**TASK**
Restate the whole of the material. Keep every word, and drop the pictures.

※ ※ ※

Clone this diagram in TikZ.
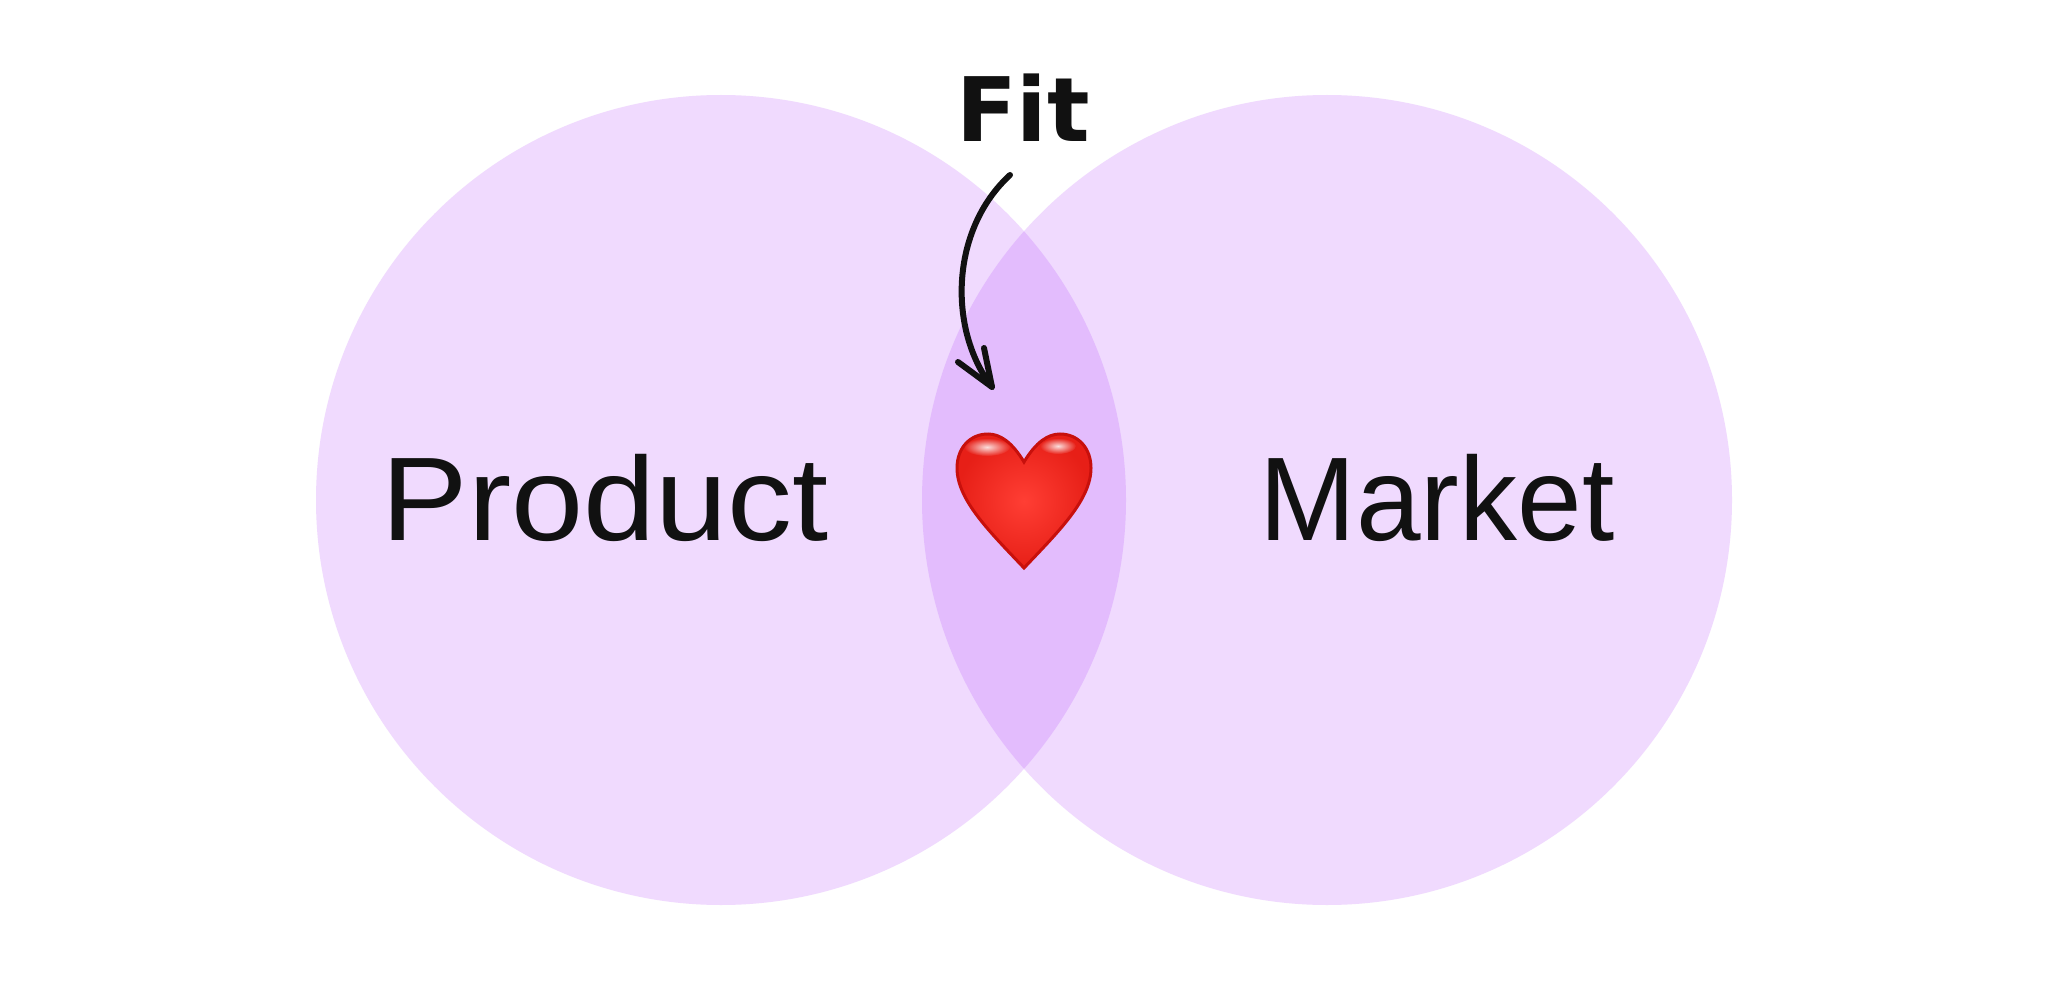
\documentclass[tikz,border=0pt]{standalone}
\usepackage{fontspec}
\setmainfont{Liberation Sans}
\newfontfamily\fitfont{DejaVu Sans}
\usetikzlibrary{fadings}
\definecolor{lav}{HTML}{F0DAFE}
\definecolor{lavdeep}{HTML}{E3BCFD}
\definecolor{ink}{HTML}{111111}
\definecolor{heartred}{HTML}{FF3E34}
\definecolor{heartmid}{HTML}{F4261C}
\definecolor{heartdark}{HTML}{C8100C}
\tikzfading[name=glowfade, inner color=transparent!0, outer color=transparent!100]
\begin{document}
\begin{tikzpicture}[x=1pt,y=-1pt,
  bubble/.style={circle,fill=lav,draw=none,minimum size=810pt,inner sep=0pt},
  biglabel/.style={anchor=base,inner sep=0pt,text=ink,font=\fontsize{119pt}{119pt}\selectfont},
  fitlabel/.style={anchor=base,inner sep=0pt,text=ink,font=\fitfont\bfseries\fontsize{89pt}{89pt}\selectfont},
  arrowline/.style={draw=ink,line width=6pt,line cap=round,line join=round},
  gloss/.style={fill=white,path fading=glowfade,fill opacity=0.85}]
\useasboundingbox (0,0) rectangle (2048,1000);
\fill[white] (0,0) rectangle (2048,1000);
% circles
\node[bubble] (prod) at (721,500) {};
\node[bubble] (mark) at (1327,500) {};
\begin{scope}
  \clip (721,500) circle[radius=405];
  \fill[lavdeep] (1327,500) circle[radius=405];
\end{scope}
% labels
\node[biglabel] (ptext) at (605,540) {\scalebox{1.09}[1]{Product}};
\node[biglabel] (mtext) at (1437,540) {\scalebox{0.975}[1]{Market}};
\node[fitlabel] (fit) at (1023,142) {Fit};
% heart
\coordinate (heart) at (1024,500);
\path[draw=heartdark,line width=3pt,
      shading=radial,inner color=heartred,outer color=heartmid!70!heartdark]
  (1024,462) .. controls (1012,442) and (1000,434) .. (988,434)
  .. controls (970,434) and (957,448) .. (957,468)
  .. controls (957,500) and (990,532) .. (1024,568)
  .. controls (1058,532) and (1091,500) .. (1091,468)
  .. controls (1091,448) and (1078,434) .. (1060,434)
  .. controls (1048,434) and (1036,442) .. (1024,462) -- cycle;
\fill[gloss] (987,447) ellipse[x radius=23,y radius=9];
\fill[gloss] (1058,446) ellipse[x radius=18,y radius=8];
% arrow
\coordinate (arrS) at (1010,175);
\coordinate (arrE) at (992,387);
\coordinate (wingL) at (958,362);
\coordinate (wingR) at (984,348);
\path[arrowline] (arrS) .. controls (950,230) and (948,330) .. (arrE);
\path[arrowline] (wingL) -- (arrE) -- (wingR);
\end{tikzpicture}
\end{document}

※ ※ ※

**TASK SOLUTION**
Clone this diagram in TikZ.
\documentclass[tikz,border=0pt]{standalone}
\usepackage{fontspec}
\setmainfont{Liberation Sans}
\newfontfamily\fitfont{DejaVu Sans}
\usetikzlibrary{fadings}
\definecolor{lav}{HTML}{F0DAFE}
\definecolor{lavdeep}{HTML}{E3BCFD}
\definecolor{ink}{HTML}{111111}
\definecolor{heartred}{HTML}{FF3E34}
\definecolor{heartmid}{HTML}{F4261C}
\definecolor{heartdark}{HTML}{C8100C}
\tikzfading[name=glowfade, inner color=transparent!0, outer color=transparent!100]
\begin{document}
\begin{tikzpicture}[x=1pt,y=-1pt,
  bubble/.style={circle,fill=lav,draw=none,minimum size=810pt,inner sep=0pt},
  biglabel/.style={anchor=base,inner sep=0pt,text=ink,font=\fontsize{119pt}{119pt}\selectfont},
  fitlabel/.style={anchor=base,inner sep=0pt,text=ink,font=\fitfont\bfseries\fontsize{89pt}{89pt}\selectfont},
  arrowline/.style={draw=ink,line width=6pt,line cap=round,line join=round},
  gloss/.style={fill=white,path fading=glowfade,fill opacity=0.85}]
\useasboundingbox (0,0) rectangle (2048,1000);
\fill[white] (0,0) rectangle (2048,1000);
% circles
\node[bubble] (prod) at (721,500) {};
\node[bubble] (mark) at (1327,500) {};
\begin{scope}
  \clip (721,500) circle[radius=405];
  \fill[lavdeep] (1327,500) circle[radius=405];
\end{scope}
% labels
\node[biglabel] (ptext) at (605,540) {\scalebox{1.09}[1]{Product}};
\node[biglabel] (mtext) at (1437,540) {\scalebox{0.975}[1]{Market}};
\node[fitlabel] (fit) at (1023,142) {Fit};
% heart
\coordinate (heart) at (1024,500);
\path[draw=heartdark,line width=3pt,
      shading=radial,inner color=heartred,outer color=heartmid!70!heartdark]
  (1024,462) .. controls (1012,442) and (1000,434) .. (988,434)
  .. controls (970,434) and (957,448) .. (957,468)
  .. controls (957,500) and (990,532) .. (1024,568)
  .. controls (1058,532) and (1091,500) .. (1091,468)
  .. controls (1091,448) and (1078,434) .. (1060,434)
  .. controls (1048,434) and (1036,442) .. (1024,462) -- cycle;
\fill[gloss] (987,447) ellipse[x radius=23,y radius=9];
\fill[gloss] (1058,446) ellipse[x radius=18,y radius=8];
% arrow
\coordinate (arrS) at (1010,175);
\coordinate (arrE) at (992,387);
\coordinate (wingL) at (958,362);
\coordinate (wingR) at (984,348);
\path[arrowline] (arrS) .. controls (950,230) and (948,330) .. (arrE);
\path[arrowline] (wingL) -- (arrE) -- (wingR);
\end{tikzpicture}
\end{document}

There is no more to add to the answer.